Superado, Córdova se reunió entonces con sus subordinados y tomó una
dura decisión, como bien explica en sus anotaciones posteriores a la contienda:
«En esta situación de cosas convoqué al comandante y oficiales, y todos fueron
unánimes de dictamen que el navío no podía sostener por más tiempo la acción.
(…) Convencido yo de lo mismo, no hubiera de todos modos podido menos de
adherirme al dictamen de unos oficiales inteligentes. (…) En consecuencia de
todo, mandé suspender el fuego de los pocos cañones que podían hacerle y di
disposiciones para indicar a los enemigos mi resolución».

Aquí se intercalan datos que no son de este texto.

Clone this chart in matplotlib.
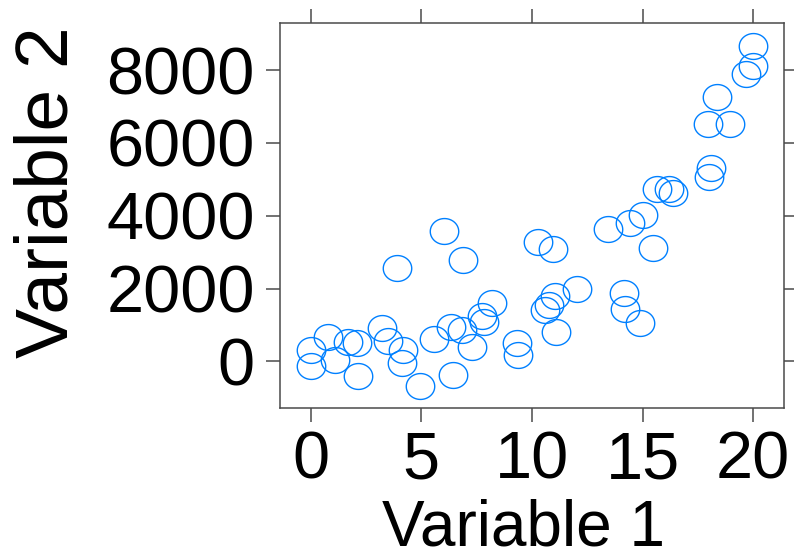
import matplotlib
matplotlib.use("Agg")
import matplotlib.pyplot as plt
from matplotlib.path import Path
import numpy as np

# values
var1 = [0.0, 0.0, 0.80, 1.10, 1.70, 2.08, 2.12, 3.21, 3.51, 3.89,
        4.19, 4.11, 4.94, 5.57, 6.04, 6.33, 6.44, 6.87, 6.82, 7.27,
        7.73, 7.83, 8.18, 9.34, 9.38, 10.29, 10.93, 10.59, 10.78, 11.04,
        11.08, 12.02, 13.45, 14.17, 14.20, 14.88, 14.43, 15.00, 15.45, 15.63,
        16.21, 16.36, 18.07, 18.01, 17.97, 18.95, 18.37, 19.67, 19.97, 20.0]
var2 = [310, -129, 676, 36, 539, 494, -404, 923, 558, 2555,
        310, -37, -670, 604, 3588, 951, -376, 2783, 860, 384,
        1244, 1088, 1610, 494, 173, 3286, 3077, 1409, 1547, 1794,
        813, 1978, 3626, 1885, 1428, 1044, 3808, 4019, 3104, 4725,
        4725, 4632, 5302, 5071, 6519, 6519, 7252, 7892, 8112, 8661]

x_ticks = [0, 5, 10, 15, 20]
y_ticks = [0, 2000, 4000, 6000, 8000]
x_label = "Variable 1"
y_label = "Variable 2"

plt.rcParams['font.family'] = ['Liberation Sans', 'DejaVu Sans']

# slightly wide open circle, as in the reference
t = np.linspace(0, 2 * np.pi, 60)
ring = Path(np.column_stack([1.1 * np.cos(t), np.sin(t)]), closed=True)

W, H = 794, 558
fig = plt.figure(figsize=(W / 100, H / 100), dpi=100)
ax = fig.add_axes([0.3526, 0.2688, 0.6348, 0.6894])

ax.plot(var1, var2, linestyle='none', marker=ring, markersize=20.5,
        markerfacecolor='none', markeredgecolor='#0080ff', markeredgewidth=1.0)

ax.set_xlim(-1.387, 21.39)
ax.set_ylim(-1283, 9285)
ax.set_xticks(x_ticks)
ax.set_yticks(y_ticks)

frame_col = '#4a4a4a'
for s in ax.spines.values():
    s.set_color(frame_col)
    s.set_linewidth(1.1)

ax.tick_params(direction='out', length=10, width=1.1, color=frame_col,
               top=True, right=True, labeltop=False, labelright=False,
               labelsize=48)
ax.tick_params(axis='x', pad=6)
ax.tick_params(axis='y', pad=8)

# axis titles placed by baseline, as lattice does
fig.text(524 / W, 1 - 545 / H, x_label, fontsize=46,
         ha='center', va='baseline')
fig.text(67 / W, 1 - 192 / H, y_label, fontsize=54, rotation=90,
         rotation_mode='anchor', ha='center', va='baseline')

fig.savefig("out.png", dpi=100)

En esas andaba el «Trinidad» (bajando la bandera española para
indicar su rendición) cuando, repentinamente y cruzando el horizonte,
aparecieron por el costado el «San Pablo» y el «Don Pelayo» lanzando andanada
tras andanada a los soldados de la Royal Navy. Al fin, y tras haber sido
enviados al sur, habían conseguido entrar en combate, y, por suerte, habían
elegido el mejor de los momentos.
A su vez, el ataque de estos dos heroicos capitanes (Baltasar Hidalgo
y Cayetano Valdés respectivamente) se vio acompañado por varios de los navíos
que, durante la acometida, habían quedado en vanguardia. «El refuerzo de estos
dos navíos recayó sobre la incorporación oportuna del “Conde de Regla” (…) y del
“Príncipe”, que llegó poco después, y la vanguardia, que hasta ese punto no hizo
movimiento», destaca Córdova.
Superados ahora por la escuadra española, los ingleses no tuvieron
reparo en retirarse habiendo hecho una presa de cuatro navíos españoles y
dejando tras de sí a 1.281 hispanos muertos o heridos. Por su parte, ellos sólo
tuvieron que llenar unas 75 tumbas. Sin duda, una gran victoria para una flota
que, en principio, poco podía hacer en contra de los poderosos y cuantiosos
buques de guerra de Córdova. Así, la de San Vicente se convirtió en una batalla
de leyenda en Inglaterra hasta la llegada de la contienda de Trafalgar. Pero
eso, como se suele decir, es otra historia.